INTRODUCTION: In this study, we evaluated reasons for treatment refusal and anxiety levels of patients who were diagnosed with non-small cell lung cancer in our hospital and were recommended surgery by a multidisciplinary committee but refused surgical treatment.
METHODS: In this study, the records of 223 patients whose cases were reviewed by the oncology council of our hospital and were recommended for surgery were reviewed retrospectively. There were patients in Group-A who accepted surgical treatment and Group-B who refused surgical treatment. The anxiety levels of all patients were assessed using the State-Trait Anxiety Inventory (STAI).
RESULTS: The anxiety levels of the patients in Group-B were significantly higher than anxiety levels of the patients in Group-A (p<0.001). Twenty-two (68.6%) of the patients in Group-B completely refused surgery, while 10 (31.3%) of the patients preferred to undergo surgery in a different center. As for the patients’ reasons for refusing surgical treatment, 20 patients (62.5%) reported high surgical risk, seven (21.9%) of the patients felt they had not been sufficiently informed by their doctor, and five (15.6%) of the patients reported dissatisfaction with the hospital facilities.

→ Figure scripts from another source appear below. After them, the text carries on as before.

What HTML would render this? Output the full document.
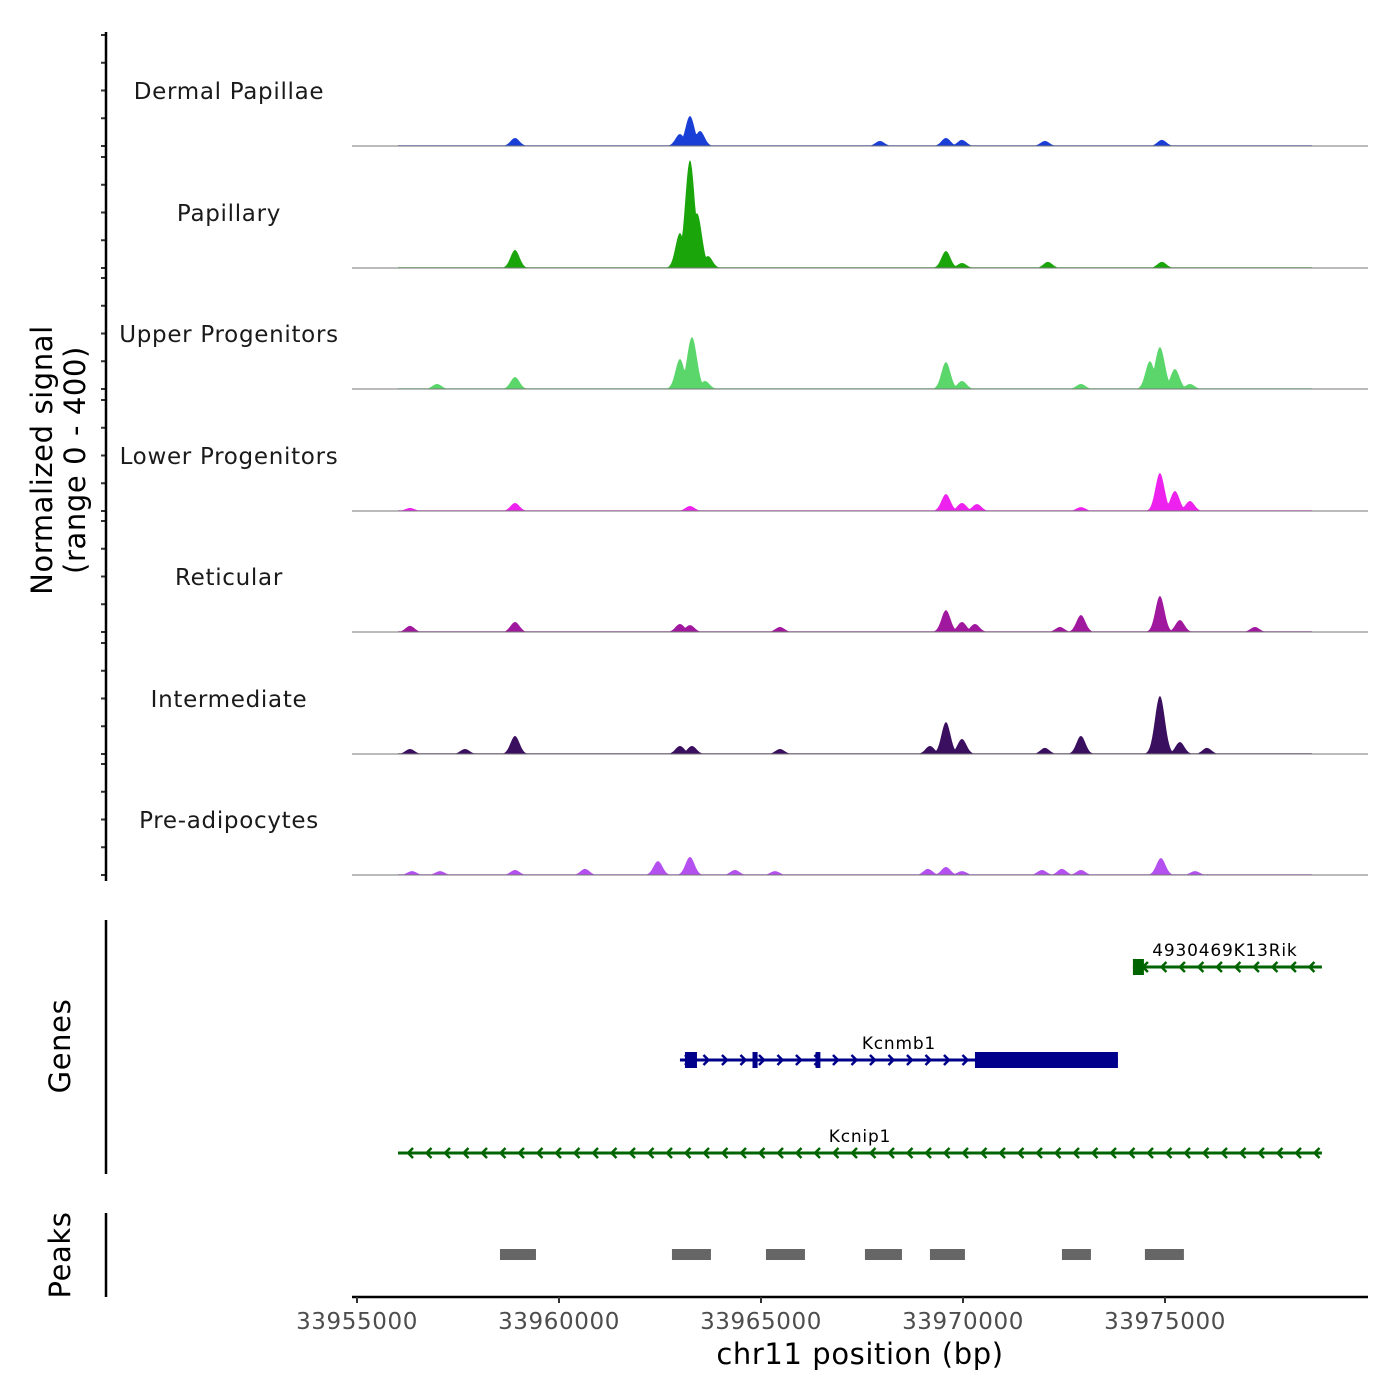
<!DOCTYPE html>
<html><head><meta charset="utf-8"><style>
html,body{margin:0;padding:0;background:#fff;}
svg{display:block;font-family:"DejaVu Sans","Liberation Sans",sans-serif;}
</style></head><body>
<svg id="chart" width="1400" height="1400" viewBox="0 0 1400 1400">
<g id="tracks"></g>
<g id="axes"></g>
<g id="genes"></g>
<g id="peaks"></g>
</svg>
<script>
const trackNames = ["Dermal Papillae","Papillary","Upper Progenitors","Lower Progenitors","Reticular","Intermediate","Pre-adipocytes"];
const trackColors = ["#1a3fd6","#1aa50a","#5ad66a","#ee22ee","#a0189e","#3b0f5f","#b44ff0"];
// peak positions (bp) and heights (normalized signal 0-400) per track
const dpPos = [33958911,33962994,33963242,33963490,33967944,33969578,33969974,33972028,33974924];
const dpVal = [29,43,108,54,18,29,22,18,22];
const papPos = [33958911,33962994,33963242,33963415,33963687,33969578,33969974,33972102,33974924];
const papVal = [65,126,389,198,43,61,18,22,22];
const upPos = [33956980,33958911,33962994,33963291,33963613,33969578,33969974,33972919,33974627,33974874,33975246,33975617];
const upVal = [18,43,108,187,29,97,29,18,100,151,72,18];
const lowPos = [33956312,33958911,33963242,33969578,33969974,33970345,33972919,33974874,33975246,33975617];
const lowVal = [11,29,18,61,29,25,14,137,72,36];
const retPos = [33956312,33958911,33962994,33963242,33965469,33969578,33969974,33970296,33972399,33972919,33974874,33975369,33977226];
const retVal = [22,36,29,25,18,79,36,29,18,61,130,43,18];
const intPos = [33956312,33957673,33958911,33962994,33963291,33965469,33969182,33969578,33969974,33972028,33972919,33974874,33975369,33976038];
const intVal = [18,18,65,29,29,18,29,115,54,22,65,209,43,22];
const prePos = [33956361,33957054,33958911,33960643,33962450,33963242,33964356,33965346,33969132,33969578,33969974,33971954,33972449,33972919,33974899,33975741];
const preVal = [14,14,18,22,50,65,18,14,22,29,14,18,22,18,61,14];
const allPos = [dpPos,papPos,upPos,lowPos,retPos,intPos,prePos];
const allVal = [dpVal,papVal,upVal,lowVal,retVal,intVal,preVal];
const xTicks = [33955000,33960000,33965000,33970000,33975000];
const geneNames = ["4930469K13Rik","Kcnmb1","Kcnip1"];
const geneStart = [33974206,33962994,33956015];
const geneEnd = [33978884,33973835,33978884];
const geneStrand = [-1,1,-1];
const geneColors = ["#006400","#00008b","#006400"];
const exonGene = [0,1,1,1,1];
const exonStart = [33974206,33963118,33964790,33966350,33970296];
const exonEnd = [33974478,33963415,33964915,33966470,33973835];
const peakStart = [33958539,33962796,33965123,33967573,33969182,33972449,33974503];
const peakEnd = [33959430,33963761,33966088,33968489,33970048,33973167,33975468];

const NS="http://www.w3.org/2000/svg";
function mk(tag,attrs,parent){const e=document.createElementNS(NS,tag);for(const k in attrs)e.setAttribute(k,attrs[k]);parent.appendChild(e);return e;}
const X0=33955000, PX0=357, SC=0.0404;
function xs(bp){return PX0+(bp-X0)*SC;}
const baselines=[146,268,389,511,632,754,875];
const yScale=111/400;
const plotL=352, plotR=1368, dataL=398, dataR=1312;

const tracks=document.getElementById('tracks');
for(let t=0;t<7;t++){
  const b=baselines[t];
  const g=mk('g',{},tracks);
  
  
  let pts=[dataL+','+b];
  for(let x=dataL;x<=dataR;x+=1){
    let v=3;
    for(let i=0;i<allPos[t].length;i++){
      const cx=xs(allPos[t][i]);
      const hw=(allVal[t][i]>150?6:5.5);
      const d=Math.abs(x-cx);
      if(d<hw*2.5){v=Math.max(v,allVal[t][i]*Math.exp(-(d*d)/(2*hw*hw/1.5)));}
    }
    pts.push(x+','+(b-v*yScale).toFixed(1));
  }
  pts.push(dataR+','+b);
  const p=mk('polygon',{points:pts.join(' '),fill:trackColors[t]},g);
  
  
  const bl=mk('line',{x1:plotL,x2:plotR,y1:b,y2:b,stroke:'#777','stroke-width':1},g);
  
  
  const lab=mk('text',{x:229,y:b-47,'text-anchor':'middle','font-size':23,fill:'#1a1a1a','letter-spacing':'0.7'},g);
  lab.textContent=trackNames[t];
  
  
  for(let k=0;k<=4;k++){
    const ty=b-k*100*yScale;
    const tk=mk('line',{x1:101,x2:106,y1:ty,y2:ty,stroke:'#333','stroke-width':2},g);
    
    
  }
}

const axes=document.getElementById('axes');
function line(a,name){const l=mk('line',a,axes);return l;}
function text(a,s,name,par){const e=mk('text',a,par||axes);e.textContent=s;return e;}
line({x1:106,x2:106,y1:32,y2:881,stroke:'#000','stroke-width':2.5},'signal-y-axis');
line({x1:106,x2:106,y1:920,y2:1174,stroke:'#000','stroke-width':2.5},'genes-y-axis');
line({x1:106,x2:106,y1:1213,y2:1297,stroke:'#000','stroke-width':2.5},'peaks-y-axis');
line({x1:plotL,x2:plotR,y1:1297,y2:1297,stroke:'#000','stroke-width':2.5},'x-axis');
const yt=text({x:0,y:0,'text-anchor':'middle','font-size':29,fill:'#000','letter-spacing':'0.6',transform:'translate(52,460) rotate(-90)'},'','y-axis-title');
const t1=mk('tspan',{x:0,dy:0},yt);t1.textContent='Normalized signal';
const t2=mk('tspan',{x:0,dy:33},yt);t2.textContent='(range 0 - 400)';
text({x:0,y:0,'text-anchor':'middle','font-size':29,fill:'#000','letter-spacing':'0.6',transform:'translate(70,1046) rotate(-90)'},'Genes','genes-axis-title');
text({x:0,y:0,'text-anchor':'middle','font-size':29,fill:'#000','letter-spacing':'0.6',transform:'translate(70,1255) rotate(-90)'},'Peaks','peaks-axis-title');
for(const v of xTicks){
  const x=xs(v);
  line({x1:x,x2:x,y1:1297,y2:1303,stroke:'#333','stroke-width':2},'x-tick');
  text({x:x,y:1329,'text-anchor':'middle','font-size':23,fill:'#4d4d4d','letter-spacing':'0.6'},String(v),'x-tick-label');
}
text({x:860,y:1364,'text-anchor':'middle','font-size':29,fill:'#000','letter-spacing':'0.6'},'chr11 position (bp)','x-axis-title');

const genes=document.getElementById('genes');
const geneY=[967,1060,1153];
for(let i=0;i<geneNames.length;i++){
  const g=mk('g',{},genes);
  
  
  const y=geneY[i],x1=xs(geneStart[i]),x2=xs(geneEnd[i]),c=geneColors[i];
  mk('line',{x1:x1,x2:x2,y1:y,y2:y,stroke:c,'stroke-width':3},g);
  for(let x=x1+10;x<x2-4;x+=18.5){
    const d=geneStrand[i]*5;
    mk('polyline',{points:(x-d)+','+(y-5)+' '+x+','+y+' '+(x-d)+','+(y+5),fill:'none',stroke:c,'stroke-width':2.5},g);
  }
  const lb=mk('text',{x:(i==0?x1+92:(x1+x2)/2),y:y-11,'text-anchor':'middle','font-size':17,fill:'#000','letter-spacing':'0.8'},g);
  lb.textContent=geneNames[i];
  
  
}
for(let j=0;j<exonStart.length;j++){
  const gi=exonGene[j],y=geneY[gi];
  const r=mk('rect',{x:xs(exonStart[j]),y:y-8,width:Math.max(4,xs(exonEnd[j])-xs(exonStart[j])),height:16,fill:geneColors[gi]},genes);
  
  
}
const peaks=document.getElementById('peaks');
for(let j=0;j<peakStart.length;j++){
  const r=mk('rect',{x:xs(peakStart[j]),y:1249,width:xs(peakEnd[j])-xs(peakStart[j]),height:11,fill:'#666'},peaks);
  
  
}
</script>
</body></html>
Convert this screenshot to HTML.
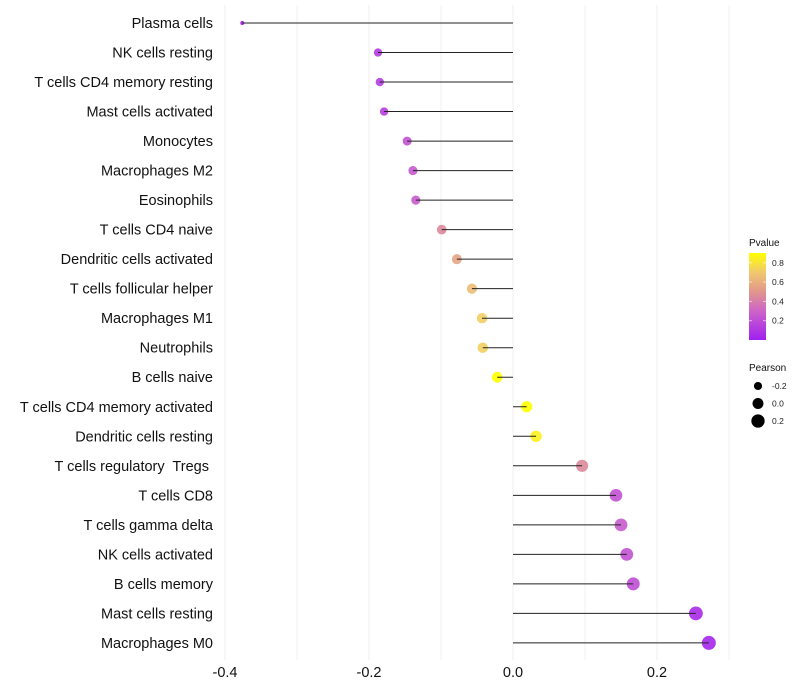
<!DOCTYPE html>
<html><head><meta charset="utf-8"><style>
body{margin:0;background:#fff;}
svg{display:block;font-family:"Liberation Sans",Arial,sans-serif;}
text{white-space:pre;}
</style></head><body>
<svg id="chart" width="800" height="700"></svg>
<script>
const categories=["Plasma cells","NK cells resting","T cells CD4 memory resting","Mast cells activated","Monocytes","Macrophages M2","Eosinophils","T cells CD4 naive","Dendritic cells activated","T cells follicular helper","Macrophages M1","Neutrophils","B cells naive","T cells CD4 memory activated","Dendritic cells resting","T cells regulatory  Tregs ","T cells CD8","T cells gamma delta","NK cells activated","B cells memory","Mast cells resting","Macrophages M0"];
const pearson=[-0.376,-0.1875,-0.185,-0.179,-0.147,-0.139,-0.135,-0.099,-0.078,-0.057,-0.043,-0.042,-0.022,0.019,0.032,0.096,0.143,0.15,0.158,0.167,0.254,0.272];
const pvalue=[0.0,0.12,0.13,0.14,0.22,0.25,0.26,0.45,0.55,0.66,0.72,0.73,0.9,0.9,0.85,0.45,0.22,0.26,0.22,0.2,0.05,0.03];
const xTicks=[-0.4,-0.2,0.0,0.2];
const xTickLabels=["-0.4","-0.2","0.0","0.2"];
const gridMinor=[-0.3,-0.1,0.1,0.3];
const cbTicks=[0.2,0.4,0.6,0.8];
const sizeLegend=[-0.2,0.0,0.2];

const NS="http://www.w3.org/2000/svg";
const svg=document.getElementById('chart');
const x=v=>513+v*720;
const y=i=>23+i*29.52;
const r=v=>Math.sqrt(Math.max(2,4+45*(v+0.38)/0.65));
function lerp(a,b,t){return a+(b-a)*t;}
const stops=[[0,[160,32,240]],[0.3,[205,100,200]],[0.5,[225,150,140]],[0.7,[240,200,110]],[0.9,[255,255,0]]];
function col(p){p=Math.max(0,Math.min(0.9,p));for(let k=0;k<stops.length-1;k++){const[a,ca]=stops[k],[b,cb]=stops[k+1];if(p<=b){const t=(p-a)/(b-a);return`rgb(${ca.map((c,j)=>Math.round(lerp(c,cb[j],t))).join(',')})`;}}return'rgb(255,255,0)';}
function el(tag,attrs,parent){const e=document.createElementNS(NS,tag);for(const k in attrs)e.setAttribute(k,attrs[k]);(parent||svg).appendChild(e);return e;}

xTicks.concat(gridMinor).forEach(v=>{
  const g=el('line',{x1:x(v),x2:x(v),y1:5,y2:660,stroke:'#efefef','stroke-width':xTicks.includes(v)?1:0.8});
  
  
});
categories.forEach((c,i)=>{
  const t=el('text',{x:213,y:y(i)+5,'text-anchor':'end','font-size':14.5,fill:'#111'});
  t.textContent=c;
  
  
  const p=el('circle',{cx:x(pearson[i]),cy:y(i),r:r(pearson[i]),fill:col(pvalue[i]),'fill-opacity':0.9});
  
  
  const l=el('line',{x1:x(0),x2:x(pearson[i]),y1:y(i),y2:y(i),stroke:'#222','stroke-width':1});
  
  
});
xTicks.forEach((v,i)=>{
  const t=el('text',{x:x(v),y:677,'text-anchor':'middle','font-size':14.5,fill:'#111'});
  t.textContent=xTickLabels[i];
  
  
});
const defs=el('defs',{});
const lg=el('linearGradient',{id:'cb',x1:0,y1:1,x2:0,y2:0},defs);
for(let k=0;k<=9;k++){el('stop',{offset:k/9,'stop-color':col(k*0.1)},lg);}
const ttl=el('text',{x:749,y:246,'font-size':10,fill:'#111'});ttl.textContent='Pvalue';


const cb=el('rect',{x:749,y:253,width:17,height:87,fill:'url(#cb)'});


const cby=p=>340-p*96.5;
cbTicks.forEach(p=>{
  el('line',{x1:749,x2:752,y1:cby(p),y2:cby(p),stroke:'#fff','stroke-opacity':0.6});
  el('line',{x1:763,x2:766,y1:cby(p),y2:cby(p),stroke:'#fff','stroke-opacity':0.6});
  const t=el('text',{x:772,y:cby(p)+3,'font-size':8.5,fill:'#222'});t.textContent=p.toFixed(1);
  
  
});
const st=el('text',{x:749,y:371,'font-size':10,fill:'#111'});st.textContent='Pearson';


sizeLegend.forEach((v,k)=>{
  const cy=386+k*17.5;
  const c=el('circle',{cx:758,cy:cy,r:r(v),fill:'#000'});
  
  
  const t=el('text',{x:772,y:cy+3,'font-size':8.5,fill:'#222'});t.textContent=v.toFixed(1);
  
  
});
</script>
</body></html>
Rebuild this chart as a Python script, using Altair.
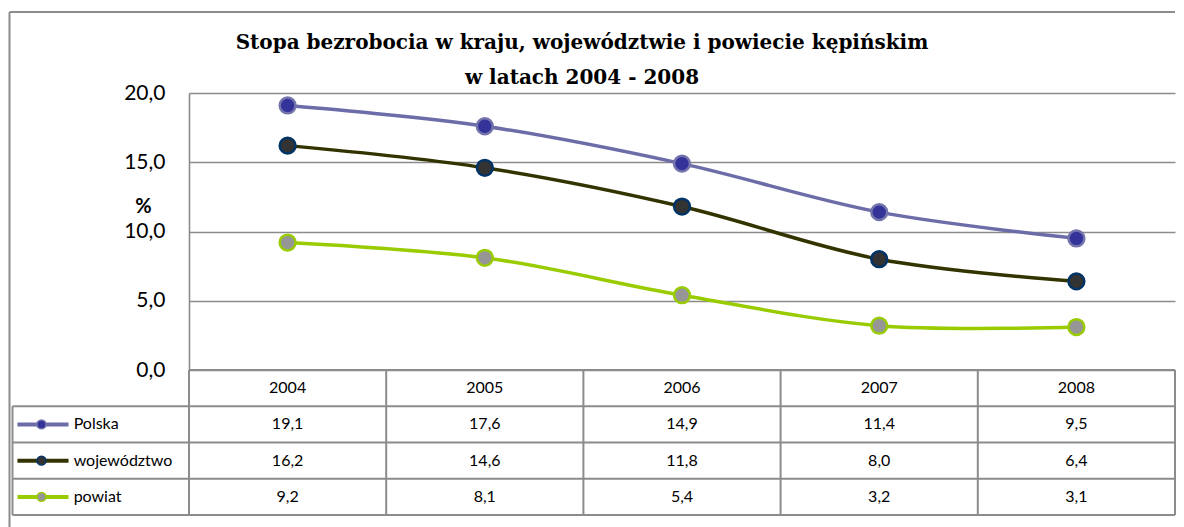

DISCUSSION AND CONCLUSION: In conclusion, our findings suggest that the main reason patients refuse surgical treatment is increased anxiety following diagnosis. We believe that the doctor-patient relationship is the most essential factor in patients’ adherence to treatment.
GİRİŞ ve AMAÇ: Bu çalışmada, hastanemizde küçük hücreli dışı akciğer kanseri tanısı konulan ve multidisipliner konsey kararı ile operasyon planlanan ancak ameliyat olmayı reddeden hastaların, neden ameliyat olmak istemediklerini ve anksiyete durumlarını inceledik.
YÖNTEM ve GEREÇLER: Hastanemiz onkoloji konseyi tarafından değerlendirilerek ameliyat önerilen 223 hasta geriye dönük olarak incelendi. Grup A’da cerrahi tedaviyi kabul eden hastalar ve Grup B’de cerrahi tedaviyi reddeden hastalar yer almaktaydı. Tüm hastaların anksiyete düzeyleri “State-Trait Anxiety Inventory” (STAI) kullanılarak değerlendirildi.
BULGULAR: Grup B’deki hastaların anksiyete düzeyleri Grup A’ya göre anlamlı derecede yüksekti (p<0.001). Grup B’deki hastaların 22’si (%68.8) cerrahi tedaviyi hiç kabul etmezken, 10’u (%31.3) başka merkez de ameliyat olmayı tercih etmişti. Cerrahi tedaviyi kabul etmeme nedenleri incelendiğinde 20 hastanın (%62.5) cerrahi riski yüksek bulması nedeniyle, yedi hastanın (%21.9) doktorun bilgilendirmesini yetersiz bulması nedeniyle, beş hastanın (%15.6) ise hastanenin imkanlarını beğenmemesi nedeniyle ameliyatı kabul etmediği bulundu.
TARTIŞMA ve SONUÇ: Sonuç olarak hastaların cerrahi tedaviyi kabul etmeme nedenleri içerisinde en önemli kısmın hastaların tanı sonrasında ruhsal olarak meydana gelen artmış anksiyete durumu olduğunu saptadık. Hasta-hekim iletişiminin ise hastaların tedaviye olan uyumdaki en önemli faktördür.